Let us consider Google’s rules of dialogue with the world. According to these rules, every question has to be formulated as one word or a combination of words. The answer is given as a set of contexts in which this word or a combination of words may be discovered by the search engine.
In the above quote taken from his short essay Google: Words beyond Grammar Russian intellectual at-large Boris Groys explains the basic functionality of text based search engines, and Google’s in particular. Across the essay Groys’ thesis is that the search engine model is damaging grammar, syntax and, ultimately, language, because it encourages the consideration of words as disparate units within ‘word clouds’ and not as modules dependent on the power of sentence structure in order to be activated, energised, and to become semantically resonant. There are some strikingly inaccurate and dated observations in this text – wishful thinking masquerades as intellectual insight when Greys maintains ‘Google plays the role that was traditionally fulfilled by philosophy and religion’, and there is of course no mention of the semantic web anywhere in the text -, but the suspicion propelling his arguement, that search engines have altered something linguistically speaking, is definitely on the money.

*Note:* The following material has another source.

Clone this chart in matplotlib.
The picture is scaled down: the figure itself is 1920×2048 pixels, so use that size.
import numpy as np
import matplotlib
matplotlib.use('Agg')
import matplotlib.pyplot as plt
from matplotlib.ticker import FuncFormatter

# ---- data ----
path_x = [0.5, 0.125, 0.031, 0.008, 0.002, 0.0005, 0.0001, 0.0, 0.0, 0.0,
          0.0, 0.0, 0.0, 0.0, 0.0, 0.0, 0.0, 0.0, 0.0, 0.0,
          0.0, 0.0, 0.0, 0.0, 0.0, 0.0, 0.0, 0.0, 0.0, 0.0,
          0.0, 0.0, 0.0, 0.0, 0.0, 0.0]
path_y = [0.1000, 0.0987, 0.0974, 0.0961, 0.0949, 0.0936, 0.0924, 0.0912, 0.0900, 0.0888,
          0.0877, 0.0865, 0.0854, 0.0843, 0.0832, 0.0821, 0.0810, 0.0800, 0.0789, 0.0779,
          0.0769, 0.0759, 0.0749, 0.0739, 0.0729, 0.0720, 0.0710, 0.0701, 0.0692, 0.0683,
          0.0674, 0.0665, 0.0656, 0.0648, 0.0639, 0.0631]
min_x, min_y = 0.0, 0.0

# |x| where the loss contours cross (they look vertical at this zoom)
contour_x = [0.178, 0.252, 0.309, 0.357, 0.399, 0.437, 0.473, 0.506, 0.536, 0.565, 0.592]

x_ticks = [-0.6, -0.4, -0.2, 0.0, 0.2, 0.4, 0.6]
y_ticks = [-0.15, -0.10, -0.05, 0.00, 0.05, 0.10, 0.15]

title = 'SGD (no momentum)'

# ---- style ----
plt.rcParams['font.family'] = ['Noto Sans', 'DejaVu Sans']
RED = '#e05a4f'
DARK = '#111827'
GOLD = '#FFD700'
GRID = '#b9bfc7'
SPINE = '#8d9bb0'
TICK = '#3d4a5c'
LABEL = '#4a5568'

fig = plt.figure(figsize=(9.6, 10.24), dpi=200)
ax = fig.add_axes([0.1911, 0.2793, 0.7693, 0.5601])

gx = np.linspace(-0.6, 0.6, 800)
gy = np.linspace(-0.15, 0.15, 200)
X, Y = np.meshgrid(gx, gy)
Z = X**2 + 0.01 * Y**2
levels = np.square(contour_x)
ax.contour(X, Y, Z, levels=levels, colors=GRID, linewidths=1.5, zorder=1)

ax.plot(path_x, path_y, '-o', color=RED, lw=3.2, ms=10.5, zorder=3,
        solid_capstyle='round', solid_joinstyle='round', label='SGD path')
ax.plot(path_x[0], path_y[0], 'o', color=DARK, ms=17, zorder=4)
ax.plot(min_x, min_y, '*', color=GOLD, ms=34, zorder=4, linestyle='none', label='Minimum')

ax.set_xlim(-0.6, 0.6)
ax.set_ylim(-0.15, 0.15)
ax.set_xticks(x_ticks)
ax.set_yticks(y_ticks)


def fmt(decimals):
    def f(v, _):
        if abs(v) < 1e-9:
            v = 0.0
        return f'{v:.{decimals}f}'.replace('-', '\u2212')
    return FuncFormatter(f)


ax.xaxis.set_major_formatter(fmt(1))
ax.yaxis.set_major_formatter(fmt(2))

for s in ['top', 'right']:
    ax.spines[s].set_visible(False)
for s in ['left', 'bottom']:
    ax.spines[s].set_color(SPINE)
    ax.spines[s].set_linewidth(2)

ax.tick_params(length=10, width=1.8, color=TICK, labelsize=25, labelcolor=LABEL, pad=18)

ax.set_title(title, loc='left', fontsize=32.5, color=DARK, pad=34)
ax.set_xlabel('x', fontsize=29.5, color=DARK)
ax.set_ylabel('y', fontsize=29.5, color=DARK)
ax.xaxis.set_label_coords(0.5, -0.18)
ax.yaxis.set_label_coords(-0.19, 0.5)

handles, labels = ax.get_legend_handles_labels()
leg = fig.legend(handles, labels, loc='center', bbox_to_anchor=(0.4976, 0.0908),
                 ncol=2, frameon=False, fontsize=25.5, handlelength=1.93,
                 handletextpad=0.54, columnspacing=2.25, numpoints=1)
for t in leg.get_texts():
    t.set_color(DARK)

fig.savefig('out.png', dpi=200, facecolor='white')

‘Encyclopaedias and dictionaries tried to define the privileged, normative meanings of individual words’ Groys continues later ‘ these encyclopaedias and dictionaries made the next step in the history of the liberation of words from language’. Again pretty vague, contentious stuff dressed as matter of fact observation, but Raymond William’s Keywords, in as much as it can be described as a dictionary of sorts, did try to block the perfidy of semantic idiosyncrasy by attempting to provide stable, normative, meanings of individual words used in the employ of socio-cultural debate. Keywords can be seen as an attempt to fix the word as a language unit in place.

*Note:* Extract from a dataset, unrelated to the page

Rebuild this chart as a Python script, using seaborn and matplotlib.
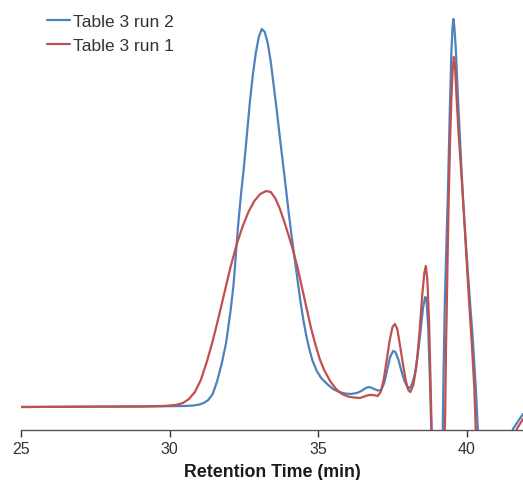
import matplotlib
matplotlib.use("Agg")
import matplotlib.pyplot as plt
import pandas as pd
import seaborn as sns

# chromatogram traces (time in min, detector signal)
run2_time = [25.0, 27.0, 29.0, 30.0, 30.5, 30.8, 31.0, 31.15, 31.3, 31.45, 31.6, 31.75, 31.9,
             32.05, 32.15, 32.2, 32.3, 32.4, 32.5, 32.6, 32.7, 32.8, 32.9, 33.0, 33.1, 33.2,
             33.3, 33.4, 33.5, 33.6, 33.7, 33.8, 33.9, 34.0, 34.1, 34.2, 34.3, 34.4, 34.5,
             34.6, 34.7, 34.8, 34.95, 35.1, 35.3, 35.5, 35.7, 35.9, 36.1, 36.3, 36.45, 36.6,
             36.72, 36.85, 37.0, 37.12, 37.22, 37.32, 37.42, 37.52, 37.6, 37.7, 37.8, 37.9,
             38.0, 38.08, 38.16, 38.25, 38.35, 38.45, 38.53, 38.6, 38.64, 38.7, 38.76, 38.82,
             39.0, 39.15, 39.19, 39.22, 39.26, 39.31, 39.36, 39.43, 39.48, 39.52, 39.55,
             39.58, 39.63, 39.7, 39.8, 39.87, 40.0, 40.1, 40.2, 40.3, 40.37, 40.5, 41.2,
             41.55, 41.89]
run2_signal = [0, 0.3, 0.5, 0.8, 1, 1.5, 2.5, 4, 7, 13, 26, 43, 64,
               96, 122, 141, 180, 212, 240, 272, 305, 332, 354, 370, 378, 375,
               364, 346, 322, 298, 272, 247, 222, 196, 172, 150, 128, 106, 87,
               71, 58, 47, 36, 29, 23, 18, 15, 13.5, 13, 14, 16, 19,
               20, 18.5, 16.5, 17, 24, 37, 50, 56, 55, 47, 36, 26,
               20, 19, 23, 33, 52, 78, 100, 110, 108, 80, 25, -40,
               -300, -60, -22, 40, 105, 160, 210, 300, 355, 380, 388,
               380, 358, 310, 250, 208, 150, 108, 68, 20, -22, -150, -150,
               -22, -7]

run1_time = [25.0, 27.0, 29.0, 29.8, 30.2, 30.45, 30.65, 30.85, 31.05, 31.25, 31.45, 31.65,
             31.85, 32.05, 32.25, 32.45, 32.65, 32.85, 33.05, 33.25, 33.4, 33.55, 33.7,
             33.85, 34.0, 34.15, 34.3, 34.45, 34.6, 34.75, 34.9, 35.05, 35.2, 35.4, 35.6,
             35.8, 36.0, 36.2, 36.4, 36.55, 36.7, 36.85, 37.0, 37.1, 37.2, 37.3, 37.4,
             37.5, 37.58, 37.66, 37.75, 37.85, 37.95, 38.03, 38.1, 38.2, 38.3, 38.4, 38.5,
             38.57, 38.62, 38.67, 38.73, 38.78, 38.83, 39.0, 39.23, 39.27, 39.3, 39.33,
             39.36, 39.39, 39.44, 39.48, 39.52, 39.56, 39.6, 39.65, 39.72, 39.8, 39.87,
             39.97, 40.07, 40.17, 40.25, 40.3, 40.4, 41.3, 41.68, 41.89]
run1_signal = [0, 0.3, 0.5, 1, 2, 4, 8, 15, 27, 45, 66, 90,
               115, 140, 162, 180, 195, 206, 213, 216, 215, 209, 199,
               186, 172, 157, 140, 120, 100, 80, 63, 48, 37, 26, 18,
               13, 10.5, 9.5, 9, 10.5, 12, 12, 11, 15, 27, 46, 66,
               80, 83, 78, 62, 43, 26, 17, 15, 22, 40, 72, 112,
               134, 141, 128, 85, 25, -40, -300, -60, -10, 60, 108,
               160, 208, 270, 308, 335, 350, 343, 312, 275, 240, 210,
               158, 108, 62, 20, -22, -100, -150, -22, -12]

run_labels = ["Table 3 run 2", "Table 3 run 1"]
run_colors = ["#4F81BD", "#C0504D"]

sns.set_style("white")
plt.rcParams["font.family"] = ["Liberation Sans", "DejaVu Sans"]

fig = plt.figure(figsize=(5.23, 4.81), dpi=100)
ax = fig.add_axes([21 / 523, 50.3 / 481, 502 / 523, 425.7 / 481])

traces = [(run2_time, run2_signal), (run1_time, run1_signal)]
for (t, s), lab, col in zip(traces, run_labels, run_colors):
    df = pd.DataFrame({"time": t, "signal": s})
    sns.lineplot(data=df, x="time", y="signal", ax=ax, color=col, lw=1.6, label=lab)

ax.set_xlim(25, 41.89)
ax.set_ylim(-22.7, 403)
ax.set_xticks([25, 30, 35, 40])
ax.set_yticks([])
ax.set_ylabel("")
ax.set_xlabel("Retention Time (min)", fontsize=12.8, fontweight="bold", color="#1a1a1a", labelpad=5)
ax.tick_params(axis="x", direction="out", length=5, width=1, color="#333333",
               labelsize=11.5, labelcolor="#333333", pad=3, bottom=True)
for side in ["left", "right", "top"]:
    ax.spines[side].set_visible(False)
ax.spines["bottom"].set_color("#555555")
ax.spines["bottom"].set_linewidth(1)

ax.legend(loc="upper left", bbox_to_anchor=(47 / 523, 1 - 14.5 / 481), bbox_transform=fig.transFigure,
          frameon=False, fontsize=12.5, handlelength=1.32, handletextpad=0.17,
          borderpad=0, borderaxespad=0, labelspacing=0.54, labelcolor="#333333")

fig.savefig("out.png", dpi=100)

What the text based search engine, described by Groys above, has done is return words to a world of possible associations and linkages, to return them to uncertainty. The search engine is an indication of how accelerated the assignment and redundancy of definitions and meanings has become. What is also implicit, but unsaid in Groys’ text, is that the ‘language’ being talked about is English; English English, but also American English, international and pidgin English. Within all these sub categories of the language lay further subsets, slang derivations and regional idiosyncrasies. Once one enters the relatively centreless space (geopolitically speaking) of the World Wide Web, typing a word like ‘bounce’ into a search engine could pull up a world of possible associations. So what the search engine has shifted is the meaning of ‘keyword’; no longer a unit of language in specialised debate, the keyword has become the single root leading off into a world of associations, meanings and contexts.